One of the things we discussed was about how simple user interfaces should be. For example, not having a filesystem that you can browse on the iphone. Or having a simple browser-only interface like ChromeOS. The discussion led to me thinking a lot about how user interfaces should be. Bad examples of user interfaces, and how we could fall into a dangerous trap when trying to be simple.

I think the big problem is when someone tries to get a simple interface, they sometimes miss out a lot of features, or a lot of power that could be within the application/os. But also vice versa. Let’s take some examples.

I will assume that most people reading my blog will have heard of compiz. It is the beast of 3d window managers for linux. But the problem is that you can have either no changes in your config, or you get the monster that is CCSM. For those who haven’t seen ccsm, I’ve put a wee screenshot of it here.

Now, I use this all the time for configuring my compiz, and I have learnt where everything is. I have learnt that if you want to use the cube, you disable “desktop wall”, enable “desktop cube” and “rotate cube,” and then make sure you have 4 desktops by changing the “desktop size” which is in “general settings”. Then you need to go into “rotate cube” and make sure the zoom setting is turned up to about 0.1, so you actually see the cube when it goes around.

Phew…that was a lot of work just to get the cube working. And if you don’t know how to do they, that is insane. The first thing to change in this would be to have a generic Desktop section where you can enable or disable the cube, decide if it is a cube, cylinder or sphere, and then enable or disable the desktop wall etc…

But of course, there are loads of settings in here that people don’t need to know. Have you ever looked in the “Animations” plugin? You can change absolutely everything about each animation. There is so much you can do, so much that even I don’t touch (and I spend a lot of time customising my compiz settings). So, ccsm should have possibly a simple and an advanced version. But apart from that, this for the advanced version would still be too complicated.

I know it is very common to bash the iPhone. It is quite often the most popular thing that people bash (windows, iphone, etc…). However, I am going to explain why the iPhone is good (shock horror) and bad. Now, we know that the iPhone is absolutely the epitome of user experience. Now, I don’t like the iPhone, but lets be honest, even I cannot pretend that it isn’t very userfriendly.

The problem is, however, that the iPhone has sacrificed power, and configurability to get this simple user experience. There are so many things on the iPhone you cannot do. And it is always going to be a hard thing getting the right balance of usability and power, that not everyone is ever going to be happy.

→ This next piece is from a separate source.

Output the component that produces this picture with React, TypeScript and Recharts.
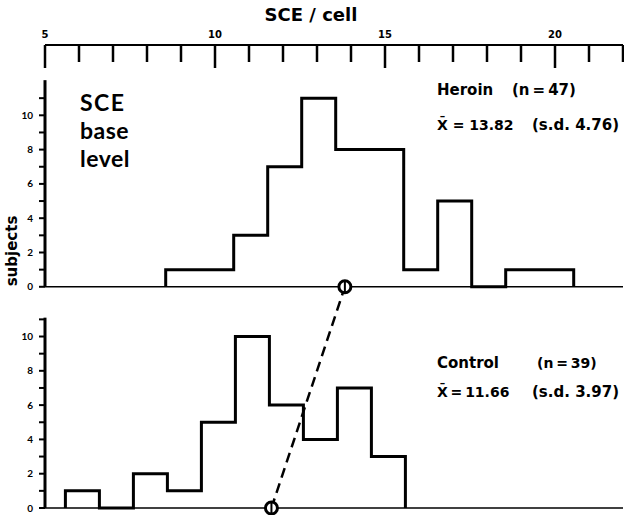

I think the main things about User Experience that we should take away and use in designs is that things should be simple. Users should not know what a filesystem is. And, lets be honest, users shouldn’t really even have to use “.exe”s or anything. Computers should just do what they want. However, you cannot then sacrifice power and useful things. For example, I still want a decent filesystem on a phone, even though another user should never have to know what it is. I want to browse even the system files and everything on my phone. And there are people like me. But you should only encounter stuff like that if you know what they are or want to learn about them. Not if you don’t want to. You shouldn’t have to deal with it.